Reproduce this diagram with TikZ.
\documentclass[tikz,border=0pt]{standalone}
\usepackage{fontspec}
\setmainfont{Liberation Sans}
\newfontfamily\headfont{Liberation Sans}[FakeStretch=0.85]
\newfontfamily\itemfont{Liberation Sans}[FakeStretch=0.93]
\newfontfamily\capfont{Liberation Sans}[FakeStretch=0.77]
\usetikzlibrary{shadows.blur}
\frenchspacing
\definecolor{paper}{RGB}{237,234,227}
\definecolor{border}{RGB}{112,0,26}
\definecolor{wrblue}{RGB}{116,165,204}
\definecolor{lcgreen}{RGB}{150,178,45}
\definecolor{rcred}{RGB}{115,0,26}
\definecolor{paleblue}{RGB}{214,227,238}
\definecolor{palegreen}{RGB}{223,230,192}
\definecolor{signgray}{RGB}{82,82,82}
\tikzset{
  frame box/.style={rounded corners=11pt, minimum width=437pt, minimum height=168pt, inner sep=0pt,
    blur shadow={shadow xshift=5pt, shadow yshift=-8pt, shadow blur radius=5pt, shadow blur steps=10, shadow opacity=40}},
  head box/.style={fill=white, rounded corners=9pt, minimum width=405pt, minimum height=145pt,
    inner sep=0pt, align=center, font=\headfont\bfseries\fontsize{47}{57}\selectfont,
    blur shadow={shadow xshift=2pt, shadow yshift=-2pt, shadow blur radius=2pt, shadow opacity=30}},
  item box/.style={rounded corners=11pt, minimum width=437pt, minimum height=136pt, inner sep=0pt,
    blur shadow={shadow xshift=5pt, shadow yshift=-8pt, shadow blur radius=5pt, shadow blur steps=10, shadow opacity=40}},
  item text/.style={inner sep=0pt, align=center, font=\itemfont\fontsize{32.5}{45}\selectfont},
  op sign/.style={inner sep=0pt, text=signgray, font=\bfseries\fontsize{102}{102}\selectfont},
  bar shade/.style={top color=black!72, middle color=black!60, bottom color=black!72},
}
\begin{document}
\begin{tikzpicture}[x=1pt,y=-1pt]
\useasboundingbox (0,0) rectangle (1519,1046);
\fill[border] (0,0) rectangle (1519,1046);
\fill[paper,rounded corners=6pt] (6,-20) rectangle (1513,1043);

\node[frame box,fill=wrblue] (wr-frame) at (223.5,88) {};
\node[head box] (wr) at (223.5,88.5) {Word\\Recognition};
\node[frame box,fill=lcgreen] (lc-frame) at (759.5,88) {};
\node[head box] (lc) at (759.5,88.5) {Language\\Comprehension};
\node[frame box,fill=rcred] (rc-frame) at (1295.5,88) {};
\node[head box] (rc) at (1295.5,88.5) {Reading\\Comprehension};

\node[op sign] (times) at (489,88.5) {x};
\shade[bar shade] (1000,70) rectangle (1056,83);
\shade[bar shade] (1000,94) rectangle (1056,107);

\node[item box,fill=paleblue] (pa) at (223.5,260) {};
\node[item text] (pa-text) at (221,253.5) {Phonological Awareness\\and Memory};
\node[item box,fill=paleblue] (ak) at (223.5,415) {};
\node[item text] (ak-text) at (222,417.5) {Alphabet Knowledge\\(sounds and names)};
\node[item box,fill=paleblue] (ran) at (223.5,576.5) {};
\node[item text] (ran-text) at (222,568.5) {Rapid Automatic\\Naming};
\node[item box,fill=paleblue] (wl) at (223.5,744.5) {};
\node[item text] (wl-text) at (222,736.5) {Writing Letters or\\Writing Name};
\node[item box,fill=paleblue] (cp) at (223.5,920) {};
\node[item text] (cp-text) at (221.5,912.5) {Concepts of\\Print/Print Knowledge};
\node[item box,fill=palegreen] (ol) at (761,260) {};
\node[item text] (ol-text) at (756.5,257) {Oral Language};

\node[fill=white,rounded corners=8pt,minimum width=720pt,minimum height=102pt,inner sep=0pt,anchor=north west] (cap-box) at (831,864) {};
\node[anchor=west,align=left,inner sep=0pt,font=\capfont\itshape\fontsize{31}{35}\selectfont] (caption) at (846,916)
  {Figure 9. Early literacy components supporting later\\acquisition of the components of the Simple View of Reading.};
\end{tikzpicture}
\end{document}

____

__Problem details__. Reproduce the material above exactly; please quote every line of it.

__Task answer__.
Reproduce this diagram with TikZ.
\documentclass[tikz,border=0pt]{standalone}
\usepackage{fontspec}
\setmainfont{Liberation Sans}
\newfontfamily\headfont{Liberation Sans}[FakeStretch=0.85]
\newfontfamily\itemfont{Liberation Sans}[FakeStretch=0.93]
\newfontfamily\capfont{Liberation Sans}[FakeStretch=0.77]
\usetikzlibrary{shadows.blur}
\frenchspacing
\definecolor{paper}{RGB}{237,234,227}
\definecolor{border}{RGB}{112,0,26}
\definecolor{wrblue}{RGB}{116,165,204}
\definecolor{lcgreen}{RGB}{150,178,45}
\definecolor{rcred}{RGB}{115,0,26}
\definecolor{paleblue}{RGB}{214,227,238}
\definecolor{palegreen}{RGB}{223,230,192}
\definecolor{signgray}{RGB}{82,82,82}
\tikzset{
  frame box/.style={rounded corners=11pt, minimum width=437pt, minimum height=168pt, inner sep=0pt,
    blur shadow={shadow xshift=5pt, shadow yshift=-8pt, shadow blur radius=5pt, shadow blur steps=10, shadow opacity=40}},
  head box/.style={fill=white, rounded corners=9pt, minimum width=405pt, minimum height=145pt,
    inner sep=0pt, align=center, font=\headfont\bfseries\fontsize{47}{57}\selectfont,
    blur shadow={shadow xshift=2pt, shadow yshift=-2pt, shadow blur radius=2pt, shadow opacity=30}},
  item box/.style={rounded corners=11pt, minimum width=437pt, minimum height=136pt, inner sep=0pt,
    blur shadow={shadow xshift=5pt, shadow yshift=-8pt, shadow blur radius=5pt, shadow blur steps=10, shadow opacity=40}},
  item text/.style={inner sep=0pt, align=center, font=\itemfont\fontsize{32.5}{45}\selectfont},
  op sign/.style={inner sep=0pt, text=signgray, font=\bfseries\fontsize{102}{102}\selectfont},
  bar shade/.style={top color=black!72, middle color=black!60, bottom color=black!72},
}
\begin{document}
\begin{tikzpicture}[x=1pt,y=-1pt]
\useasboundingbox (0,0) rectangle (1519,1046);
\fill[border] (0,0) rectangle (1519,1046);
\fill[paper,rounded corners=6pt] (6,-20) rectangle (1513,1043);

\node[frame box,fill=wrblue] (wr-frame) at (223.5,88) {};
\node[head box] (wr) at (223.5,88.5) {Word\\Recognition};
\node[frame box,fill=lcgreen] (lc-frame) at (759.5,88) {};
\node[head box] (lc) at (759.5,88.5) {Language\\Comprehension};
\node[frame box,fill=rcred] (rc-frame) at (1295.5,88) {};
\node[head box] (rc) at (1295.5,88.5) {Reading\\Comprehension};

\node[op sign] (times) at (489,88.5) {x};
\shade[bar shade] (1000,70) rectangle (1056,83);
\shade[bar shade] (1000,94) rectangle (1056,107);

\node[item box,fill=paleblue] (pa) at (223.5,260) {};
\node[item text] (pa-text) at (221,253.5) {Phonological Awareness\\and Memory};
\node[item box,fill=paleblue] (ak) at (223.5,415) {};
\node[item text] (ak-text) at (222,417.5) {Alphabet Knowledge\\(sounds and names)};
\node[item box,fill=paleblue] (ran) at (223.5,576.5) {};
\node[item text] (ran-text) at (222,568.5) {Rapid Automatic\\Naming};
\node[item box,fill=paleblue] (wl) at (223.5,744.5) {};
\node[item text] (wl-text) at (222,736.5) {Writing Letters or\\Writing Name};
\node[item box,fill=paleblue] (cp) at (223.5,920) {};
\node[item text] (cp-text) at (221.5,912.5) {Concepts of\\Print/Print Knowledge};
\node[item box,fill=palegreen] (ol) at (761,260) {};
\node[item text] (ol-text) at (756.5,257) {Oral Language};

\node[fill=white,rounded corners=8pt,minimum width=720pt,minimum height=102pt,inner sep=0pt,anchor=north west] (cap-box) at (831,864) {};
\node[anchor=west,align=left,inner sep=0pt,font=\capfont\itshape\fontsize{31}{35}\selectfont] (caption) at (846,916)
  {Figure 9. Early literacy components supporting later\\acquisition of the components of the Simple View of Reading.};
\end{tikzpicture}
\end{document}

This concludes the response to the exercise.